- _TASK TO COMPLETE_
Pictures stay out of the copy. Repeat exactly the lines from the first entry below through the line that contains "0.790, 0.752, 0.699, 0.699]", and nothing beyond.

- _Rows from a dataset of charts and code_
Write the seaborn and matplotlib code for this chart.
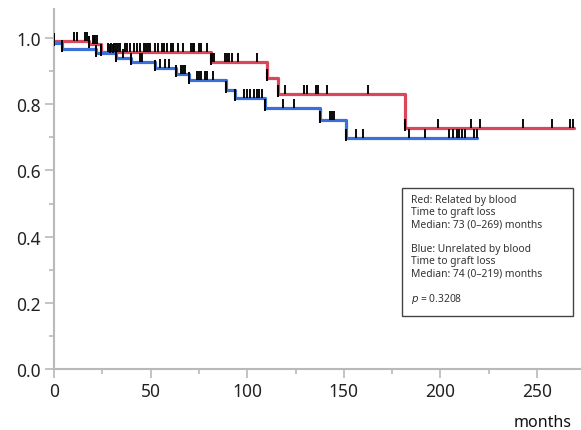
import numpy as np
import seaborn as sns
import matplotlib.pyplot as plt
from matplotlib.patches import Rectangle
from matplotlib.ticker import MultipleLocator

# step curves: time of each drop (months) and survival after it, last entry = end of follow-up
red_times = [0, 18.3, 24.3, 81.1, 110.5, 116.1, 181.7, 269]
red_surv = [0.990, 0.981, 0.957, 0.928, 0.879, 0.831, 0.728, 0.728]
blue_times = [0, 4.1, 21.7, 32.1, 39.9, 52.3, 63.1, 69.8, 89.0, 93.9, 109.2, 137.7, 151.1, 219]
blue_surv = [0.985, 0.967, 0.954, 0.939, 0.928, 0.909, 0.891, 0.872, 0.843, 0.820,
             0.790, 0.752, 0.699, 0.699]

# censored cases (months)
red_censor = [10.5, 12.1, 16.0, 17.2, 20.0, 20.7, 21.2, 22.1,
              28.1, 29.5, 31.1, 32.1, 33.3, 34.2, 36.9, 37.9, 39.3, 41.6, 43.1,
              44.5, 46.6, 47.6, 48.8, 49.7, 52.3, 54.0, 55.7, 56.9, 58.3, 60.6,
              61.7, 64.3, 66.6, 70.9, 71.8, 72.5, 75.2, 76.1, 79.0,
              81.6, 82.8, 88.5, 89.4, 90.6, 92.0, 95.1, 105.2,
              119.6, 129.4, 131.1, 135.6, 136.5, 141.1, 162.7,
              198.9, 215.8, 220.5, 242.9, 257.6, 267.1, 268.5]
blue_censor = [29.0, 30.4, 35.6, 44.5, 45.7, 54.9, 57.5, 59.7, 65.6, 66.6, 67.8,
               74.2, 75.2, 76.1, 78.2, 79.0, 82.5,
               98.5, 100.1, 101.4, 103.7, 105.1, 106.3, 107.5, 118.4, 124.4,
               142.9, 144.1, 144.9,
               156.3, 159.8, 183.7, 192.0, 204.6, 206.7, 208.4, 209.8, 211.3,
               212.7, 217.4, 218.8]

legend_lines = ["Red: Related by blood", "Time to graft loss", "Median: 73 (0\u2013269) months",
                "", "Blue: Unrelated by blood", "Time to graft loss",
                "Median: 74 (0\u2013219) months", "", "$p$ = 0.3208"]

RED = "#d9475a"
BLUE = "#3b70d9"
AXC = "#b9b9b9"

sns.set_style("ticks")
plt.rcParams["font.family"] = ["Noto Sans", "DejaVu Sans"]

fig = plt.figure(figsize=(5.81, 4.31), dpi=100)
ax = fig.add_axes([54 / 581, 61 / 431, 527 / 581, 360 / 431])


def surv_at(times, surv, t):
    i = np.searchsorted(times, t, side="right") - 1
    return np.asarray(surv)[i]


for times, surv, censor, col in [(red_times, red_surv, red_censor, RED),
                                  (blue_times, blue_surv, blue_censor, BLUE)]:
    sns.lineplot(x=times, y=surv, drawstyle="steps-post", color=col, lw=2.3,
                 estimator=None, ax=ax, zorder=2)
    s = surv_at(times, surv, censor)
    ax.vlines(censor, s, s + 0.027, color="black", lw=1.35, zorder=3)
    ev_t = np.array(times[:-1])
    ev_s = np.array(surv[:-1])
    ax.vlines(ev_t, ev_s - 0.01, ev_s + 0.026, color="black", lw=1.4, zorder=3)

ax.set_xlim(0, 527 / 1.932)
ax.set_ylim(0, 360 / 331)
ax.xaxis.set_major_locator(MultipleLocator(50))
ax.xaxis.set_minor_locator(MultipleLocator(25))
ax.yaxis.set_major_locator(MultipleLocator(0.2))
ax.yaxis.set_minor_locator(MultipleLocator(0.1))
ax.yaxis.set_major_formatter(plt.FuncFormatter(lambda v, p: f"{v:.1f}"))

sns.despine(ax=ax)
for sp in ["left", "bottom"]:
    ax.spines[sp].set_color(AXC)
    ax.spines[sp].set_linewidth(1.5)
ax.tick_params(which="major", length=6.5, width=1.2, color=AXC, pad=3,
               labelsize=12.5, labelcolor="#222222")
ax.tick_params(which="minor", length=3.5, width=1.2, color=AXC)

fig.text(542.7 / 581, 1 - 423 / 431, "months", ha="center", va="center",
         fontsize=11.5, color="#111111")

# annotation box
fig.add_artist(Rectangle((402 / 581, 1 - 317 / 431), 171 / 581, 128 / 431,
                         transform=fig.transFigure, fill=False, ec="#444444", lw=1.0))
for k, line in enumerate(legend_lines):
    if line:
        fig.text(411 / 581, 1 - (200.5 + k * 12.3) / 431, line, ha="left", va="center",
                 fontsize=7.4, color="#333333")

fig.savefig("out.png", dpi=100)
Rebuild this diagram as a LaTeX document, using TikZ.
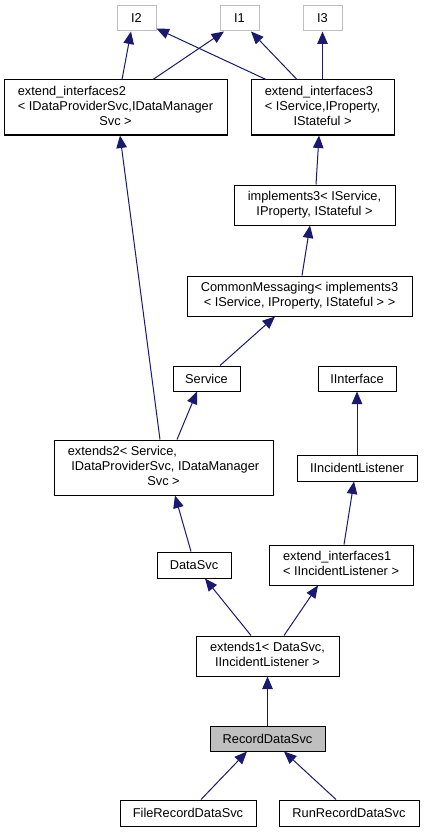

- _SOLUTION BELOW_
Write the seaborn and matplotlib code for this chart.
import numpy as np
import seaborn as sns
import matplotlib.pyplot as plt
from matplotlib.patches import Rectangle
from matplotlib.ticker import MultipleLocator

# step curves: time of each drop (months) and survival after it, last entry = end of follow-up
red_times = [0, 18.3, 24.3, 81.1, 110.5, 116.1, 181.7, 269]
red_surv = [0.990, 0.981, 0.957, 0.928, 0.879, 0.831, 0.728, 0.728]
blue_times = [0, 4.1, 21.7, 32.1, 39.9, 52.3, 63.1, 69.8, 89.0, 93.9, 109.2, 137.7, 151.1, 219]
blue_surv = [0.985, 0.967, 0.954, 0.939, 0.928, 0.909, 0.891, 0.872, 0.843, 0.820,
             0.790, 0.752, 0.699, 0.699]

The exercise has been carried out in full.